**DATASET ENTRIES:**
-- -- --

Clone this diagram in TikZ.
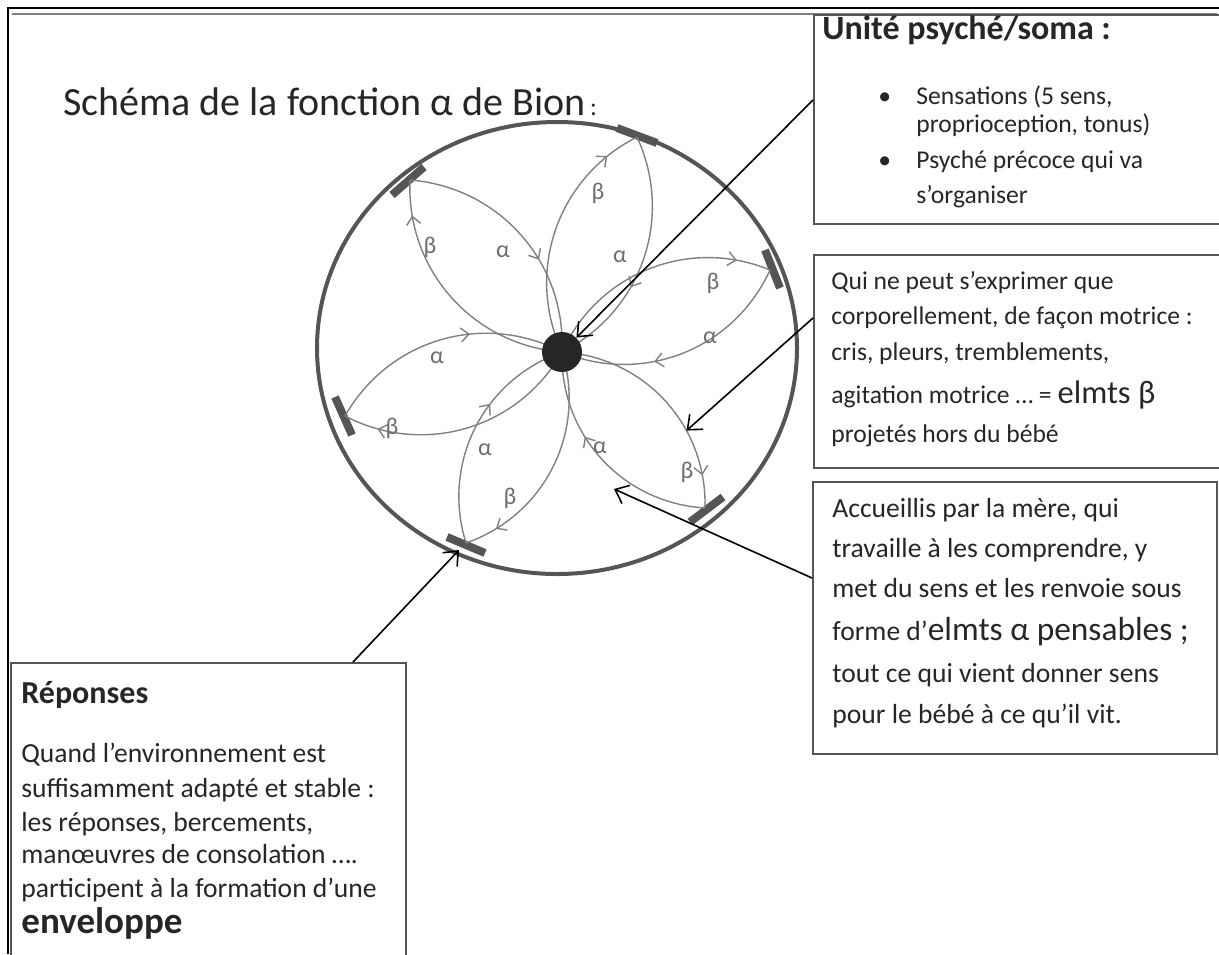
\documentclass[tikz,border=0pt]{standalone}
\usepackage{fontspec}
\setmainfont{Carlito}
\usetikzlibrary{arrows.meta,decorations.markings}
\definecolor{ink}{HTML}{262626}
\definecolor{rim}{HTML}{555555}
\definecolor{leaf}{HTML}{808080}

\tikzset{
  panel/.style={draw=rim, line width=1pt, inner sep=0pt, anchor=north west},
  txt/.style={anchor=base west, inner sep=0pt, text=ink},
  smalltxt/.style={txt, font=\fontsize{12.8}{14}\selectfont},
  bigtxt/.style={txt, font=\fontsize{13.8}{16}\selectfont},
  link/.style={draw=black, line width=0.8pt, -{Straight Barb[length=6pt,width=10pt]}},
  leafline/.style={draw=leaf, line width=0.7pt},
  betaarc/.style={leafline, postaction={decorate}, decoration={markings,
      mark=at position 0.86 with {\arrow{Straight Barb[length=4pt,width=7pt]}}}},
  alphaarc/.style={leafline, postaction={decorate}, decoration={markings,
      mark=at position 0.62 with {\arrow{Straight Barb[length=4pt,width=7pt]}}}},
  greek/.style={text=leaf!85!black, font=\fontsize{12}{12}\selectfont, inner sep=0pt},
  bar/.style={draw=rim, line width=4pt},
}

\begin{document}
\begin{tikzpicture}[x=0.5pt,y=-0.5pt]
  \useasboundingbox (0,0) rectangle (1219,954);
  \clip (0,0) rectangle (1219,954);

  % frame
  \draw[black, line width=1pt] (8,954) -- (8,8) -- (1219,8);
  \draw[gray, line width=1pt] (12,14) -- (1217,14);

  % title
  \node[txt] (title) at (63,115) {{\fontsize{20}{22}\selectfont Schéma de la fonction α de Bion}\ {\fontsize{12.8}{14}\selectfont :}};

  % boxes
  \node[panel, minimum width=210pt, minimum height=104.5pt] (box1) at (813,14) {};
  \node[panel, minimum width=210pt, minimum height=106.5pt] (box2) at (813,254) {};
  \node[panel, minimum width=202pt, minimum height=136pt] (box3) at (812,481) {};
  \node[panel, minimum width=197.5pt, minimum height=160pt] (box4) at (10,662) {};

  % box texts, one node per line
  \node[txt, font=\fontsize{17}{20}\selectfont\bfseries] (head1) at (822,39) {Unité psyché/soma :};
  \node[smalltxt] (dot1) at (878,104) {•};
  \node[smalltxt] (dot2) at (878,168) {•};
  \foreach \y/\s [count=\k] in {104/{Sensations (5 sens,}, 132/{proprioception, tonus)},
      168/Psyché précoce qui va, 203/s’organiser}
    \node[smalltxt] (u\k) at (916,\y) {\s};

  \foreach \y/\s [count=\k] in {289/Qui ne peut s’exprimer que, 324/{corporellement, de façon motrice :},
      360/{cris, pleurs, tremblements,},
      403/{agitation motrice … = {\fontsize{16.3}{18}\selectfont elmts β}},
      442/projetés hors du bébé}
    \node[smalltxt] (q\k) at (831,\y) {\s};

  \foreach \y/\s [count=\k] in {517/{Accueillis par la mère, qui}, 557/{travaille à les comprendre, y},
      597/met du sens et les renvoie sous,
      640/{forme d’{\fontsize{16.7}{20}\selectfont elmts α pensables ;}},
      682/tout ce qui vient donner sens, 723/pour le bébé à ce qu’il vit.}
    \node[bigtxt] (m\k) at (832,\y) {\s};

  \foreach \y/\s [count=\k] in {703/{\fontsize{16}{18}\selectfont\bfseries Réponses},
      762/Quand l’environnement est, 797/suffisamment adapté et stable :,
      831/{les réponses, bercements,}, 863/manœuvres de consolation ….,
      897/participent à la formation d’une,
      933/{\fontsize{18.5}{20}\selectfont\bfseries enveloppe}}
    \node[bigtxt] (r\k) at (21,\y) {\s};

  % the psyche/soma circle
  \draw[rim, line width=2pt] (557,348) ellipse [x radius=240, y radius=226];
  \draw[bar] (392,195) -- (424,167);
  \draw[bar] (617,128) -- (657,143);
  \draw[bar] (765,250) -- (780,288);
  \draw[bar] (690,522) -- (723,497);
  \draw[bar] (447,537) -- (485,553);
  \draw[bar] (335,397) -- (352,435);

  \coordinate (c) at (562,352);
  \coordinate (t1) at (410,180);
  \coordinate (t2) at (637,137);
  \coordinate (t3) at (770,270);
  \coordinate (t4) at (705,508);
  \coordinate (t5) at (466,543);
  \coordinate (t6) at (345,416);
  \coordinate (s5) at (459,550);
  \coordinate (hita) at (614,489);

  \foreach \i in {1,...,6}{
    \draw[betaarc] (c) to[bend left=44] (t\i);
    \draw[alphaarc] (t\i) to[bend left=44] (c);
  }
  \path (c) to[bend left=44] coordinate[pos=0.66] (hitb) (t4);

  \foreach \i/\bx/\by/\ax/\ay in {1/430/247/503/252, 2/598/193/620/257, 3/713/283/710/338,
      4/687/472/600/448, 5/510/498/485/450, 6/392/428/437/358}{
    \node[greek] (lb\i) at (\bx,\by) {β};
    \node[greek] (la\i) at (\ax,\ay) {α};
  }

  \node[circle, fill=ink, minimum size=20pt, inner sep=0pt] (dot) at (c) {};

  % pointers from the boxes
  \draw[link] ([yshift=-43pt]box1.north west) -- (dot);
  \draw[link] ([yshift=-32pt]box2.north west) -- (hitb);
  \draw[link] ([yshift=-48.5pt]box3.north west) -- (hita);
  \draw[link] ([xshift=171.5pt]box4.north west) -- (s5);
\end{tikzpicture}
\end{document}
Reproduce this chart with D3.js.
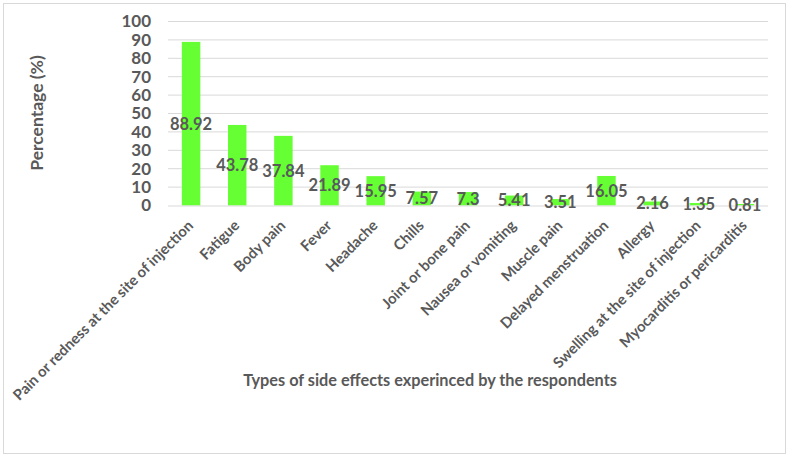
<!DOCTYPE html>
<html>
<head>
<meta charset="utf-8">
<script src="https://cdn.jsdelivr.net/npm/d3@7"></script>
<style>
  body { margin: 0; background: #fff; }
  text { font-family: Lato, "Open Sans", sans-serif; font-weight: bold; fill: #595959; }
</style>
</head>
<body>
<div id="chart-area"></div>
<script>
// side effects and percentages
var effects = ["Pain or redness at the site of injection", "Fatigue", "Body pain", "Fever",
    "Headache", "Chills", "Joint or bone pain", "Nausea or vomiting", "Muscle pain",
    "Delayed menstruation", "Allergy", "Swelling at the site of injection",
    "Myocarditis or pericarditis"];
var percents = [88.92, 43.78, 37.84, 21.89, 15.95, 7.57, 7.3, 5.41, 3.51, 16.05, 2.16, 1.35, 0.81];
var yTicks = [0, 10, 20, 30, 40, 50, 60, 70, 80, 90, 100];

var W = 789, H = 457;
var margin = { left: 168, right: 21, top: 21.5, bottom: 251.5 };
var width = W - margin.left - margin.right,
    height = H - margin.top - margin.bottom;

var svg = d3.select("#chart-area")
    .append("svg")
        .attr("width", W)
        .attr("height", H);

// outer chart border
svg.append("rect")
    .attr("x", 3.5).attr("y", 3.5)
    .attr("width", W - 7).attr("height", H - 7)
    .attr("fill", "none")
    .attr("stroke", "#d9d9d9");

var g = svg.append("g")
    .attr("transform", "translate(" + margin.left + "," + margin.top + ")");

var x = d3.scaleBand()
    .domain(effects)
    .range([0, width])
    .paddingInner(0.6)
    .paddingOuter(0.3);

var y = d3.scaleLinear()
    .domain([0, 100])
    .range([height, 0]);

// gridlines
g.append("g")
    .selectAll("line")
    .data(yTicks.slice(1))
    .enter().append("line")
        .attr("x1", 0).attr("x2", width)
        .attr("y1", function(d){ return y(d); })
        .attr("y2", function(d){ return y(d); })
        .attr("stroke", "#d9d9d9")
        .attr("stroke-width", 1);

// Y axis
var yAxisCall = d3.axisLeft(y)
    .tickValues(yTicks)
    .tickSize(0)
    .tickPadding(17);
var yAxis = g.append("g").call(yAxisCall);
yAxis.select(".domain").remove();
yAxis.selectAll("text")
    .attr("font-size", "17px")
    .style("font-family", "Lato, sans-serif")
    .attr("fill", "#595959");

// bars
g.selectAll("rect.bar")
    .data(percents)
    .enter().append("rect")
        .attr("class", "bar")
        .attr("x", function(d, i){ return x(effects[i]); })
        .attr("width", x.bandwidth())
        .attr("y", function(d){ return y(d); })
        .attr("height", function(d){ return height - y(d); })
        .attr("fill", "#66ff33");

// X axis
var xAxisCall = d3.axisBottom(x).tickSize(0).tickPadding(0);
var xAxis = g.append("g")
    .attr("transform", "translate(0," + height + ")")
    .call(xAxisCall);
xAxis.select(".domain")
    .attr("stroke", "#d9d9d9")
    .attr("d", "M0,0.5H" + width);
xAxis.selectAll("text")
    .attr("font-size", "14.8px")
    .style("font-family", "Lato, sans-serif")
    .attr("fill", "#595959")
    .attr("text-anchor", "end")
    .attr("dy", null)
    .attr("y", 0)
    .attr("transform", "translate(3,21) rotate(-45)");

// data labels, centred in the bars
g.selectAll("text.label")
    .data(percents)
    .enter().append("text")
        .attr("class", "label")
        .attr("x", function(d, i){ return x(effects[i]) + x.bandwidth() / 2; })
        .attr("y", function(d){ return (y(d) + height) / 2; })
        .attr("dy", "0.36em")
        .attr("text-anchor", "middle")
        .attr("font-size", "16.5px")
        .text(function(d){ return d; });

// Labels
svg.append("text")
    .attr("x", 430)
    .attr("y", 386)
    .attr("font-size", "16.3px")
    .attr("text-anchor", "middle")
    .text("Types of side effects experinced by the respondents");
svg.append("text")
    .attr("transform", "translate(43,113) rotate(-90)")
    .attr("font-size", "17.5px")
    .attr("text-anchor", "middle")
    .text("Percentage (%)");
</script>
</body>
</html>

-- -- --

Could you repeat exactly the lines from the first one of the records above through the line containing "minimum width=197.5pt, minimum", leaving out any pictures?

**OUTPUT FOR THIS EXERCISE:**
Clone this diagram in TikZ.
\documentclass[tikz,border=0pt]{standalone}
\usepackage{fontspec}
\setmainfont{Carlito}
\usetikzlibrary{arrows.meta,decorations.markings}
\definecolor{ink}{HTML}{262626}
\definecolor{rim}{HTML}{555555}
\definecolor{leaf}{HTML}{808080}

\tikzset{
  panel/.style={draw=rim, line width=1pt, inner sep=0pt, anchor=north west},
  txt/.style={anchor=base west, inner sep=0pt, text=ink},
  smalltxt/.style={txt, font=\fontsize{12.8}{14}\selectfont},
  bigtxt/.style={txt, font=\fontsize{13.8}{16}\selectfont},
  link/.style={draw=black, line width=0.8pt, -{Straight Barb[length=6pt,width=10pt]}},
  leafline/.style={draw=leaf, line width=0.7pt},
  betaarc/.style={leafline, postaction={decorate}, decoration={markings,
      mark=at position 0.86 with {\arrow{Straight Barb[length=4pt,width=7pt]}}}},
  alphaarc/.style={leafline, postaction={decorate}, decoration={markings,
      mark=at position 0.62 with {\arrow{Straight Barb[length=4pt,width=7pt]}}}},
  greek/.style={text=leaf!85!black, font=\fontsize{12}{12}\selectfont, inner sep=0pt},
  bar/.style={draw=rim, line width=4pt},
}

\begin{document}
\begin{tikzpicture}[x=0.5pt,y=-0.5pt]
  \useasboundingbox (0,0) rectangle (1219,954);
  \clip (0,0) rectangle (1219,954);

  % frame
  \draw[black, line width=1pt] (8,954) -- (8,8) -- (1219,8);
  \draw[gray, line width=1pt] (12,14) -- (1217,14);

  % title
  \node[txt] (title) at (63,115) {{\fontsize{20}{22}\selectfont Schéma de la fonction α de Bion}\ {\fontsize{12.8}{14}\selectfont :}};

  % boxes
  \node[panel, minimum width=210pt, minimum height=104.5pt] (box1) at (813,14) {};
  \node[panel, minimum width=210pt, minimum height=106.5pt] (box2) at (813,254) {};
  \node[panel, minimum width=202pt, minimum height=136pt] (box3) at (812,481) {};
  \node[panel, minimum width=197.5pt, minimum height=160pt] (box4) at (10,662) {};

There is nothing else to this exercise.